Em um melhores momentos de Baionetas Caladas, e com certeza o mais simbólico, os soldados americanos em seu abrigo, escutam de longe o som do instrumento de sopro dos soldados coreanos. Um dos soldados murmura a melodia simultaneamente, e em seguida reconhece a semelhança com a música utilizada entre os próprios americanos em ambiente de guerra. De toda forma, o que segue pouco depois é conflito. As questões de etnia são recorrentes na filmografia de Fuller, em Capacete de Aço, o cerne da narrativa são as relações étnicas no campo de batalha, neste aqui, o tema também é visualizado, a infantaria americana possui asiáticos, negros e brancos, todos tornam-se uma identidade homogênia.

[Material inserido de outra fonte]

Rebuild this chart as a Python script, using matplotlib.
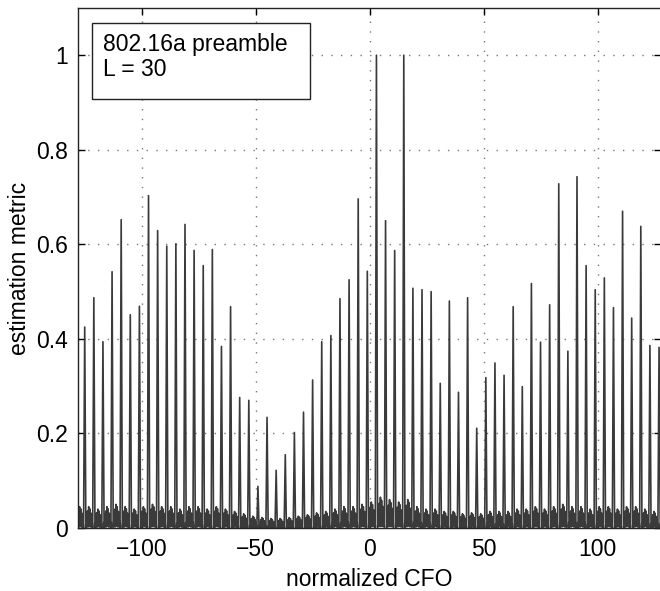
import matplotlib
matplotlib.use('Agg')
import matplotlib.pyplot as plt
from matplotlib.patches import Rectangle

# peak heights of the estimation metric, one every 4 bins starting at -125
peakStart = -125
peakStep = 4
peaks = [0.425, 0.487, 0.394, 0.542, 0.652, 0.451, 0.469, 0.703,
         0.629, 0.596, 0.601, 0.642, 0.587, 0.555, 0.589, 0.384,
         0.468, 0.276, 0.270, 0.088, 0.234, 0.122, 0.155, 0.202,
         0.245, 0.313, 0.394, 0.407, 0.485, 0.525, 0.696, 0.543,
         1.000, 0.650, 0.587, 1.000, 0.507, 0.504, 0.500, 0.306,
         0.480, 0.287, 0.487, 0.211, 0.318, 0.349, 0.323, 0.468,
         0.299, 0.517, 0.393, 0.472, 0.728, 0.374, 0.743, 0.555,
         0.504, 0.529, 0.466, 0.670, 0.444, 0.638, 0.386, 0.382]

# sidelobe level in the gap after each peak
floorLevel = [0.045, 0.040, 0.045, 0.050, 0.045, 0.040, 0.045, 0.050,
              0.045, 0.045, 0.040, 0.045, 0.045, 0.040, 0.045, 0.040,
              0.035, 0.030, 0.025, 0.022, 0.020, 0.020, 0.022, 0.025,
              0.028, 0.032, 0.035, 0.040, 0.045, 0.045, 0.050, 0.055,
              0.065, 0.060, 0.055, 0.060, 0.045, 0.040, 0.040, 0.035,
              0.035, 0.030, 0.032, 0.030, 0.035, 0.035, 0.035, 0.040,
              0.040, 0.045, 0.040, 0.045, 0.050, 0.045, 0.045, 0.040,
              0.045, 0.045, 0.040, 0.045, 0.045, 0.040, 0.035, 0.035]
leadLevel = 0.045

# shape of the sidelobes between two peaks (quarter-bin samples, from +0.5 to +3.5)
gapShape = [0.02, 0.30, 0.05, 0.80, 0.05, 1.00, 0.08,
            0.90, 0.05, 0.70, 0.05, 0.30, 0.02]

def buildCurve():
    x = []
    y = []
    for j in range(2, len(gapShape)):
        x.append(peakStart - peakStep + 0.5 + 0.25 * j)
        y.append(leadLevel * gapShape[j])
    for i in range(len(peaks)):
        c = peakStart + peakStep * i
        x.append(c)
        y.append(peaks[i])
        for j in range(len(gapShape)):
            xj = c + 0.5 + 0.25 * j
            if xj > 128:
                break
            x.append(xj)
            y.append(floorLevel[i] * gapShape[j])
    return x, y

def main():
    plt.rcParams['font.family'] = ['Liberation Sans', 'DejaVu Sans']
    x, y = buildCurve()

    fig = plt.figure(figsize=(6.6, 5.91), dpi=100)
    ax = fig.add_axes([0.118, 0.1066, 0.884, 0.88])
    ax.plot(x, y, color='#3a3a3a', linewidth=1.2)
    ax.set_xlim(-128, 128)
    ax.set_ylim(0, 1.1)
    ax.set_xticks([-100, -50, 0, 50, 100])
    ax.set_xticklabels(['\u2212100', '\u221250', '0', '50', '100'])
    ax.set_yticks([0, 0.2, 0.4, 0.6, 0.8, 1.0])
    ax.set_yticklabels(['0', '0.2', '0.4', '0.6', '0.8', '1'])
    ax.grid(True, color='#777777', linestyle=(0, (1, 6)), linewidth=1.0)
    ax.tick_params(axis='both', which='major', direction='in', length=5,
                   top=True, right=True, labelsize=16.5, pad=7, width=1.0)
    for s in ax.spines.values():
        s.set_linewidth(1.0)
        s.set_color('#222222')
    ax.set_xlabel('normalized CFO', fontsize=16.5, labelpad=5)
    ax.set_ylabel('estimation metric', fontsize=16.5, labelpad=4)

    box = Rectangle((0.024, 0.825), 0.374, 0.146, transform=ax.transAxes,
                    facecolor='white', edgecolor='#222222', linewidth=1.0, zorder=5)
    ax.add_patch(box)
    ax.text(0.043, 0.952, '802.16a preamble\nL = 30', transform=ax.transAxes,
            fontsize=16.5, va='top', ha='left', linespacing=1.12, zorder=6)

    fig.savefig('out.png', dpi=100)

main()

O estilo naturalista de Fuller se faz valer mais do que nunca, não há glamour, não se saber quem vai viver até o final, as mortes são repentinas e secas, o diretor não nos poupa da violência, o sangue não aparece, mas há sempre a agonia dos moribundos, em explosões os membros desmembrados, os corpos cobertos por gelo. A mise-en-scène é muito bem composta (inclusive com um plano-sequencia no inicio), gerando algumas belas cenas - como a da mina -, que me lembraram a habilidade do diretor com os elementos de tensão, os close-ups característicos, o humor sutil, as panorâmicas dentro do grupo de soldados, todos tem seu momento, os relatos de sonhos e expectativas do futuro com a angustia da sobrevivência, esta delicadeza, ao lado da explosão que acaba cedendo ocasionalmente entre os próprios companheiros. Fuller infiltra um meio de incertezas e dúvidas, e se não extrai respostas (e esse não é o objetivo), oferece humanidade.